The Navigation Layer transforms multi-future chaos into one actionable forward path.

Without Navigation Layer

  • Endless contradiction loops
  • Shadow AI adoption
  • Compliance-vs-business conflict
  • Frozen AI deployments
  • Slow risk decisions
  • Slow IT integration
  • Political negotiation
  • No coherent 24-month outlook

With Navigation Layer

  • One single future
  • Clear alignment across all domains
  • Realistic 24–36 month roadmap
  • Faster, safer AI integration
  • Reduced risk friction
  • Strategic visibility for executives
  • Better regulatory readiness
  • Higher AI success rates

Navigation replaces internal friction with clarity.

AI has changed everything:

  • It compresses strategic timelines
  • It accelerates market shifts
  • It intensifies regulatory pressure
  • It multiplies risk surfaces
  • It expands capability gaps
  • It destabilizes decision-making

In this environment, organizations without navigation will drift.
Organizations with navigation will accelerate and lead.

Just as cybersecurity became a board duty in the 2010s, navigation will become a board duty in the AI decade.

The organizations that win will not be those with the most AI —
but those with the ability to see their own future.

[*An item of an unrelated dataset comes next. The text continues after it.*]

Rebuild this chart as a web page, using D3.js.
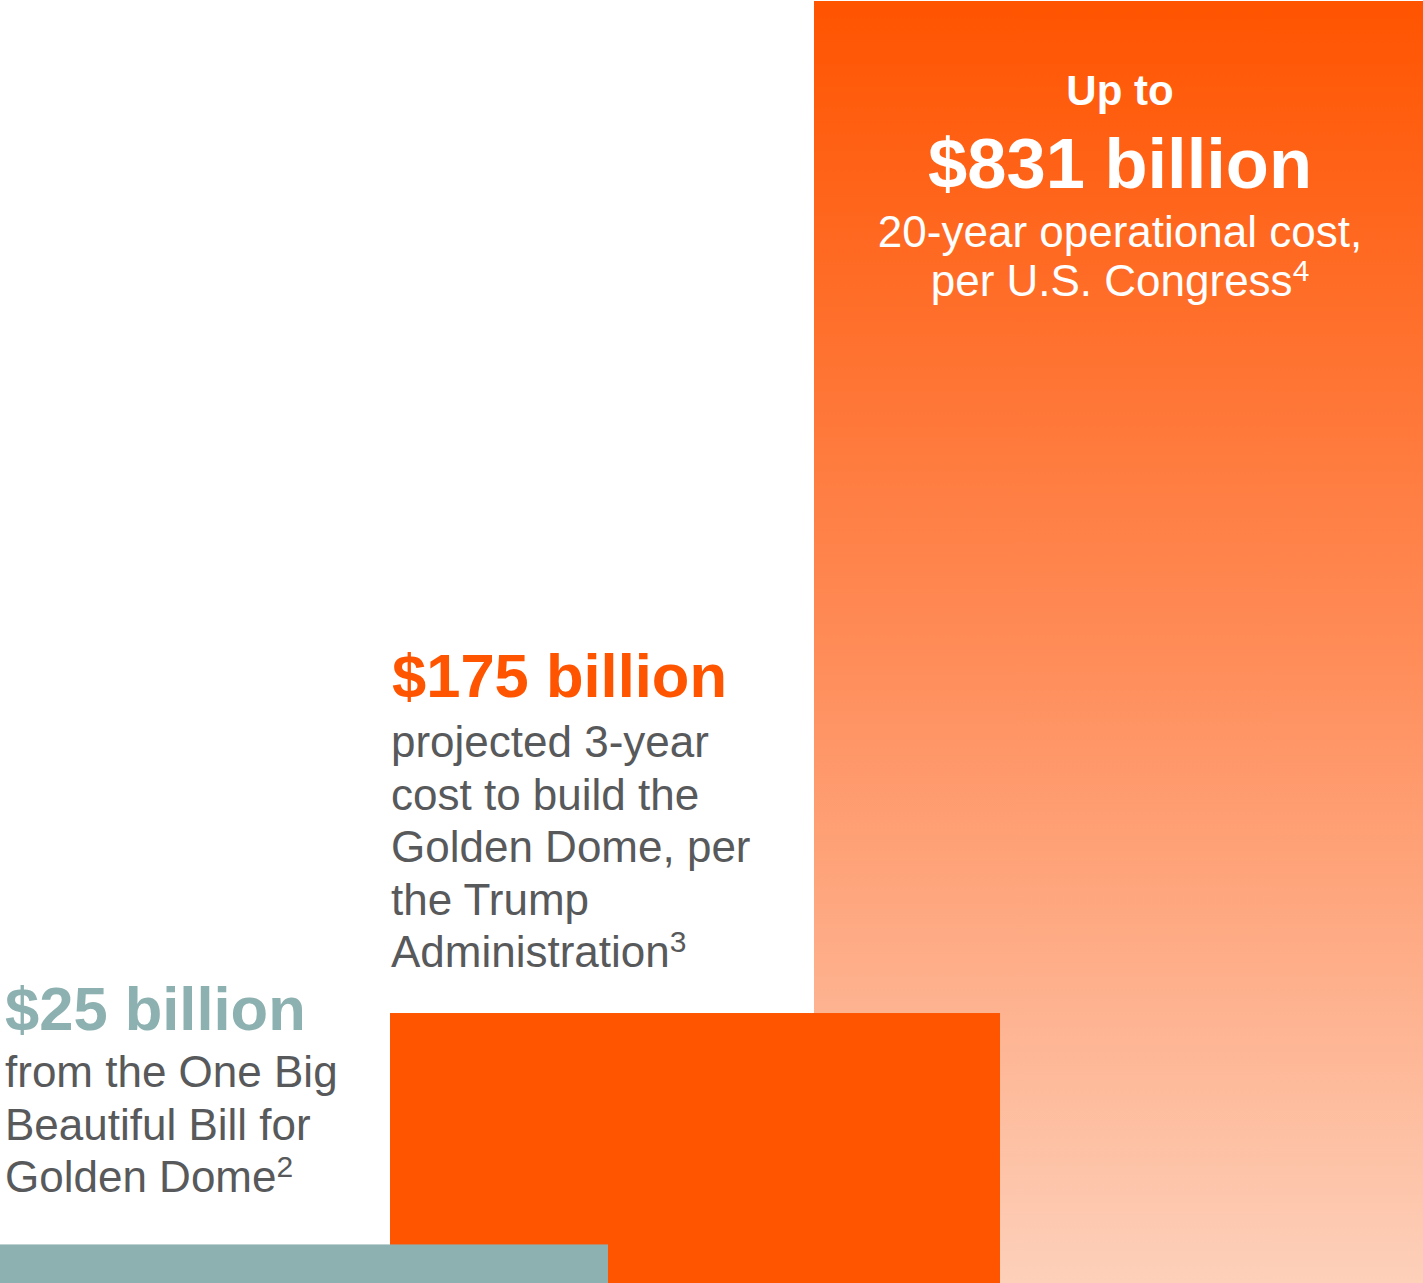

The greatest challenge of the AI era is not building AI.
It is navigating the future AI creates.

The Navigation Layer restores the one capability modern enterprises have lost:

The ability to see — and navigate — their own future.

This is the new frontier of governance.
And the defining capability for leaders in 2026.

Key Takeaways

  • Modern enterprises struggle to use AI effectively because they do not share a unified vision of the future.
  • The AI Navigation Gap is a structural problem that prevents organizations from integrating their diverse future logics.
  • A new governance function — the Navigation Layer — is required to create clear, actionable plans for the next 24–36 months.
  • With the Navigation Layer in place, internal friction decreases and leaders gain a unified framework for decision-making.
  • The key to success in the AI era lies not only in technology, but in the ability to navigate the future it creates.